GST was first introduced in 1986. Most workplaces used typewriters. Businesses were coming to grips with the fax machine. EFTPOS was still in its trial phase.
There was no internet in New Zealand. Share trading and currency speculation were not a significant feature of the economy. Personal overseas shopping had to be done in person, overseas.
Three decades on GST is no match for the global marketplace that is now accessible to everyone with a PC and an internet connection. No amount of tinkering will change that.
GST was a trade off to allow the government to lower the top income tax rate and move towards the neoliberal holy grail, a flat tax rate, without sacrificing tax revenue. The downside is greater inequality.
Low and middle income earners who spend all of their income on living expenses pay an extra 15% tax on 100% of their income. Higher earners who are able to squirrel a portion of their income away pay GST on a much lesser percentage of their income.

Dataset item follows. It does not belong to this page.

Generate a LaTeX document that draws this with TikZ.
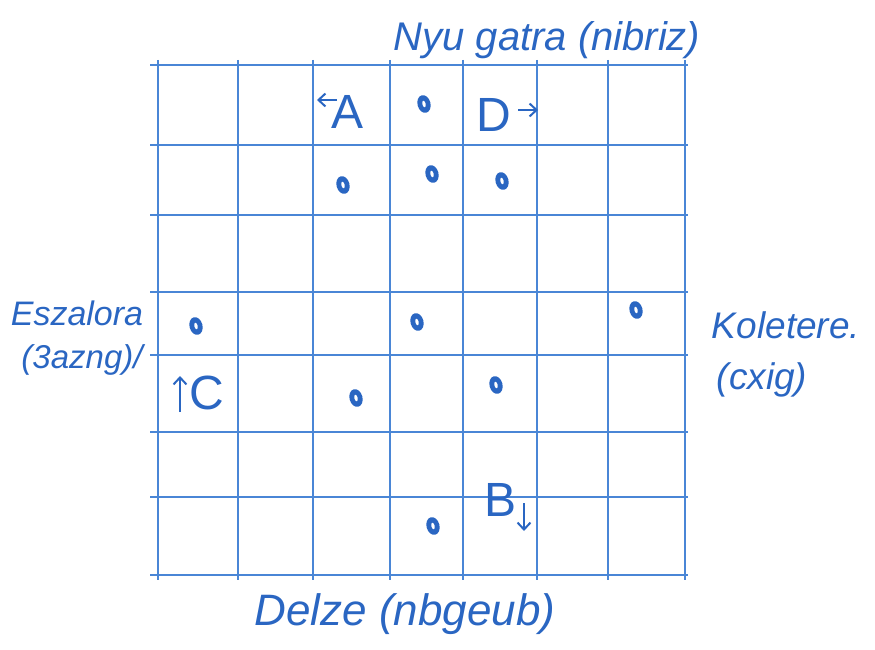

Financial services have, inexplicably, never been subject to GST, to the detriment of New Zealand businesses who have to cope with the effects of GST exempt currency speculators on the New Zealand dollar.
Only overseas purchases over $400 attract GST because it would cost more to collect GST from smaller purchases than it would yield in tax revenue. Now the frequency and ease of overseas shopping has local retailers calling foul. But GST is inherently unfair.
A very small financial transactions tax, on the other hand, for example 2c per $100, deducted by banks on all withdrawals from NZ financial institutions, would be simple, effective, and fair. It would include all overseas purchases. it would capture parasitic activities such as currency speculation and high frequency share trading. And it would free local businesses from the tedious and time consuming administrative task of collecting GST on behalf of the government.
We would argue GST should never have been rolled out in the first place. In 2015 it is definitely past its use by date. It should be consigned to the rubbish bin forthwith and replaced with a financial transactions tax that is much better fit with today’s world.